Listed records —
[start]

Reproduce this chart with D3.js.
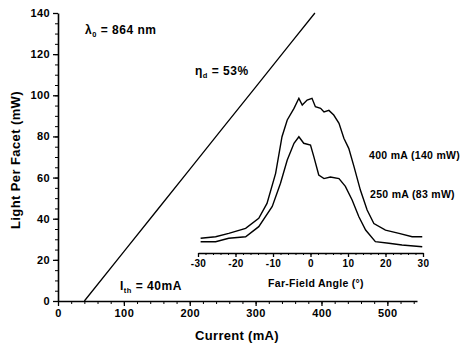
<!DOCTYPE html>
<html><head><meta charset="utf-8">
<script src="https://cdn.jsdelivr.net/npm/d3@7"></script>
<style>
body{margin:0;background:#fff;}
text{font-family:"Liberation Sans",Arial,sans-serif;fill:#000;}
</style></head>
<body><svg id="c" width="464" height="348"></svg>
<script>
// Main L-I curve
const currentMA = [40, 100, 150, 200, 250, 300, 350, 390];
const powerMW   = [0, 24, 44, 64, 84, 104, 124, 140];
const mainXTicks = [0, 100, 200, 300, 400, 500];
const mainYTicks = [0, 20, 40, 60, 80, 100, 120, 140];

// Inset far-field profiles (arbitrary intensity units)
const angle400 = [-29.3,-25.3,-21.8,-17.3,-13.8,-11.6,-9.3,-7.6,-6.2,-4.4,-3.1,-2.2,-0.9,0.4,1.3,2.7,3.6,4.9,6.2,7.6,8.9,10.2,11.6,13.3,15.1,16.9,20,23.6,27.1,29.8];
const int400   = [0.095,0.105,0.127,0.159,0.224,0.32,0.514,0.75,0.858,0.933,0.998,0.955,0.987,0.998,0.944,0.933,0.91,0.92,0.89,0.837,0.74,0.675,0.557,0.406,0.277,0.19,0.148,0.127,0.105,0.105];
const angle250 = [-29.3,-25.3,-21.8,-17.3,-13.8,-10.2,-8,-6.2,-4.4,-3.1,-1.8,0,0.9,2.2,3.6,5.3,7.6,9.3,11.1,12.9,14.7,17.3,20.9,24.4,29.8];
const int250   = [0.073,0.073,0.095,0.105,0.17,0.3,0.45,0.6,0.708,0.75,0.708,0.697,0.62,0.503,0.48,0.49,0.48,0.43,0.342,0.234,0.148,0.073,0.063,0.052,0.04];
const insetXTicks = [-30, -20, -10, 0, 10, 20, 30];

const svg = d3.select("#c");
const x = d3.scaleLinear().domain([0, 545]).range([58, 417]);
const y = d3.scaleLinear().domain([0, 140]).range([301, 13]);
const ix = d3.scaleLinear().domain([-30, 30]).range([198, 423]);
const iy = d3.scaleLinear().domain([0, 1]).range([253, 98]);

function styleAxis(g, size){
  g.select(".domain").attr("stroke","#000").attr("stroke-width",1.6);
  g.selectAll(".tick line").attr("stroke","#000").attr("stroke-width",1.3);
  g.selectAll(".tick text").style("font-size",size).style("font-weight","bold")
    .style("font-family","Liberation Sans, Arial, sans-serif").style("letter-spacing","0.4px");
}

// minor ticks
svg.append("g").attr("transform","translate(0,301)")
  .call(d3.axisBottom(x).tickValues(d3.range(0,541,20)).tickSize(3).tickFormat(""))
  .call(g=>{g.select(".domain").remove();g.selectAll("line").attr("stroke","#000");});
svg.append("g").attr("transform","translate(58,0)")
  .call(d3.axisLeft(y).tickValues(d3.range(0,141,5)).tickSize(3).tickFormat(""))
  .call(g=>{g.select(".domain").remove();g.selectAll("line").attr("stroke","#000");});

svg.append("g").attr("transform","translate(0,301)")
  .call(d3.axisBottom(x).tickValues(mainXTicks).tickSize(5).tickSizeOuter(0).tickPadding(3))
  .call(g=>styleAxis(g,"11px"));
svg.append("g").attr("transform","translate(58,0)")
  .call(d3.axisLeft(y).tickValues(mainYTicks).tickSize(5).tickSizeOuter(0).tickPadding(3))
  .call(g=>styleAxis(g,"11px"));

// L-I line
const li = currentMA.map((c,i)=>[c, powerMW[i]]);
svg.append("path").datum(li)
  .attr("d", d3.line().x(d=>x(d[0])).y(d=>y(d[1])))
  .attr("fill","none").attr("stroke","#000").attr("stroke-width",1.3);

// Axis titles
svg.append("text").attr("x",237).attr("y",340).attr("text-anchor","middle")
  .style("font-size","13px").style("font-weight","bold").style("letter-spacing","0.3px").text("Current (mA)");
svg.append("text").attr("transform","translate(20,160) rotate(-90)").attr("text-anchor","middle")
  .style("font-size","13px").style("font-weight","bold").style("letter-spacing","0.4px").text("Light Per Facet (mW)");

// Annotations
function sub(xp, yp, main, s, rest){
  const t = svg.append("text").attr("x",xp).attr("y",yp).style("font-size","12px")
    .style("font-weight","bold").style("letter-spacing","0.5px");
  t.append("tspan").text(main);
  t.append("tspan").attr("dy",3).style("font-size","7.5px").text(s);
  t.append("tspan").attr("dy",-3).text(rest);
}
sub(85, 34, "λ", "0", " = 864 nm");
sub(195, 75, "η", "d", " = 53%");
sub(120, 290, "I", "th", " = 40mA");

// Inset
svg.append("g").attr("transform","translate(0,253)")
  .call(d3.axisBottom(ix).tickValues(d3.range(-30,31,2)).tickSize(2).tickFormat(""))
  .call(g=>{g.select(".domain").remove();g.selectAll("line").attr("stroke","#000");});
svg.append("g").attr("transform","translate(0,253)")
  .call(d3.axisBottom(ix).tickValues(insetXTicks).tickFormat(d=>String(d)).tickSize(4).tickSizeOuter(0).tickPadding(3))
  .call(g=>styleAxis(g,"10px"));
svg.append("text").attr("x",316).attr("y",287).attr("text-anchor","middle")
  .style("font-size","10.5px").style("font-weight","bold").style("letter-spacing","0.3px").text("Far-Field Angle (°)");

const pline = d3.line().x(d=>ix(d[0])).y(d=>iy(d[1]));
svg.append("path").datum(angle400.map((a,i)=>[a,int400[i]]))
  .attr("d",pline).attr("fill","none").attr("stroke","#000").attr("stroke-width",1.4);
svg.append("path").datum(angle250.map((a,i)=>[a,int250[i]]))
  .attr("d",pline).attr("fill","none").attr("stroke","#000").attr("stroke-width",1.4);

svg.append("text").attr("x",369).attr("y",159).style("font-size","10.5px").style("font-weight","bold").style("letter-spacing","0.3px").text("400 mA (140 mW)");
svg.append("text").attr("x",370).attr("y",198).style("font-size","10.5px").style("font-weight","bold").style("letter-spacing","0.3px").text("250 mA (83 mW)");
</script></body></html>
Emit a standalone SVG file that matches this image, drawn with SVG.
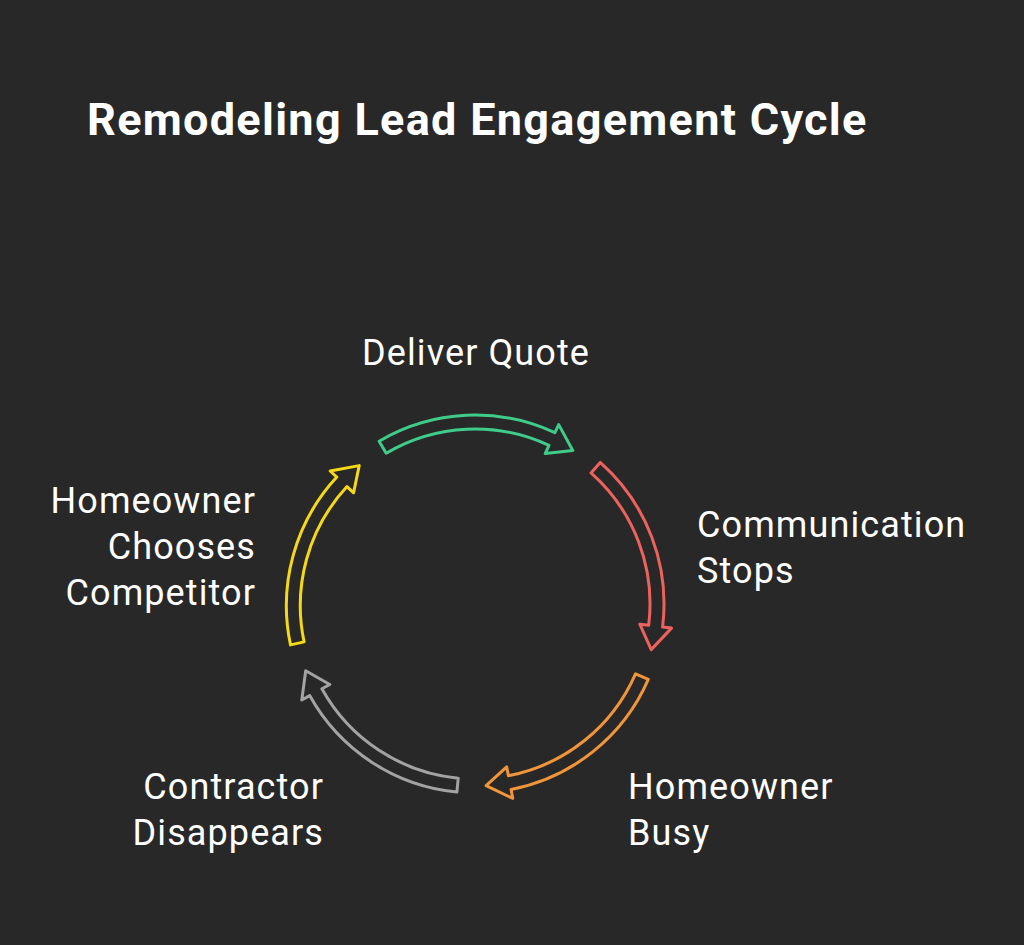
<svg xmlns="http://www.w3.org/2000/svg" width="1024" height="945" viewBox="0 0 1024 945">
<style>
.bg{fill:#282828}
.title{font-family:Roboto,"Liberation Sans",sans-serif;font-weight:700;font-size:45px;letter-spacing:1.3px;fill:#ffffff}
.lbl{font-family:Roboto,"Liberation Sans",sans-serif;font-size:36px;letter-spacing:1.1px;fill:#ffffff}
.arr{fill:none;stroke-width:3;stroke-linejoin:round}
</style>
<rect class="bg" x="0" y="0" width="1024" height="945"/>
<text class="title" x="87" y="135">Remodeling Lead Engagement Cycle</text>
<g id="connectors">
<path id="arrow-green" class="arr" stroke="#3FCC8A" d="M379.1,441.2 A189,189 0 0 1 554.9,432.7 L558.7,424.6 L572.8,450.5 L545.2,453.6 L549.0,445.4 A175,175 0 0 0 386.2,453.2 Z"/>
<path id="arrow-red" class="arr" stroke="#EE625E" d="M600.2,462.4 A189,189 0 0 1 662.6,627.0 L671.5,628.1 L651.2,649.6 L639.8,624.2 L648.7,625.3 A175,175 0 0 0 591.0,472.9 Z"/>
<path id="arrow-orange" class="arr" stroke="#F0953A" d="M648.3,679.4 A189,189 0 0 1 511.1,789.5 L512.8,798.4 L486.1,785.7 L506.7,766.9 L508.4,775.8 A175,175 0 0 0 635.5,673.8 Z"/>
<path id="arrow-gray" class="arr" stroke="#A3A3A3" d="M456.9,792.1 A189,189 0 0 1 309.7,695.6 L301.8,700.0 L305.7,670.7 L329.8,684.5 L321.9,688.8 A175,175 0 0 0 458.2,778.2 Z"/>
<path id="arrow-yellow" class="arr" stroke="#F5D816" d="M290.5,644.9 A189,189 0 0 1 336.8,477.1 L330.2,471.0 L359.2,465.6 L353.6,492.8 L347.0,486.6 A175,175 0 0 0 304.1,641.9 Z"/>
</g>
<g id="node-deliver-quote"><text class="lbl" x="476" y="365" text-anchor="middle">Deliver Quote</text></g>
<g id="node-communication-stops"><text class="lbl" x="697" y="537">Communication</text><text class="lbl" x="697" y="583">Stops</text></g>
<g id="node-homeowner-busy"><text class="lbl" x="628" y="799">Homeowner</text><text class="lbl" x="628" y="845">Busy</text></g>
<g id="node-contractor-disappears"><text class="lbl" x="324" y="799" text-anchor="end">Contractor</text><text class="lbl" x="324" y="845" text-anchor="end">Disappears</text></g>
<g id="node-homeowner-chooses-competitor"><text class="lbl" x="256" y="513" text-anchor="end">Homeowner</text><text class="lbl" x="256" y="559" text-anchor="end">Chooses</text><text class="lbl" x="256" y="605" text-anchor="end">Competitor</text></g>
</svg>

[end]

What the task requires —
From the opening line of the entries above to the line containing "const mainYTicks = [0, 20, 40, 60, 80, 100, 120, 140];", please transcribe each line exactly, skipping every picture.

Written reply —
Reproduce this chart with D3.js.
<!DOCTYPE html>
<html><head><meta charset="utf-8">
<script src="https://cdn.jsdelivr.net/npm/d3@7"></script>
<style>
body{margin:0;background:#fff;}
text{font-family:"Liberation Sans",Arial,sans-serif;fill:#000;}
</style></head>
<body><svg id="c" width="464" height="348"></svg>
<script>
// Main L-I curve
const currentMA = [40, 100, 150, 200, 250, 300, 350, 390];
const powerMW   = [0, 24, 44, 64, 84, 104, 124, 140];
const mainXTicks = [0, 100, 200, 300, 400, 500];
const mainYTicks = [0, 20, 40, 60, 80, 100, 120, 140];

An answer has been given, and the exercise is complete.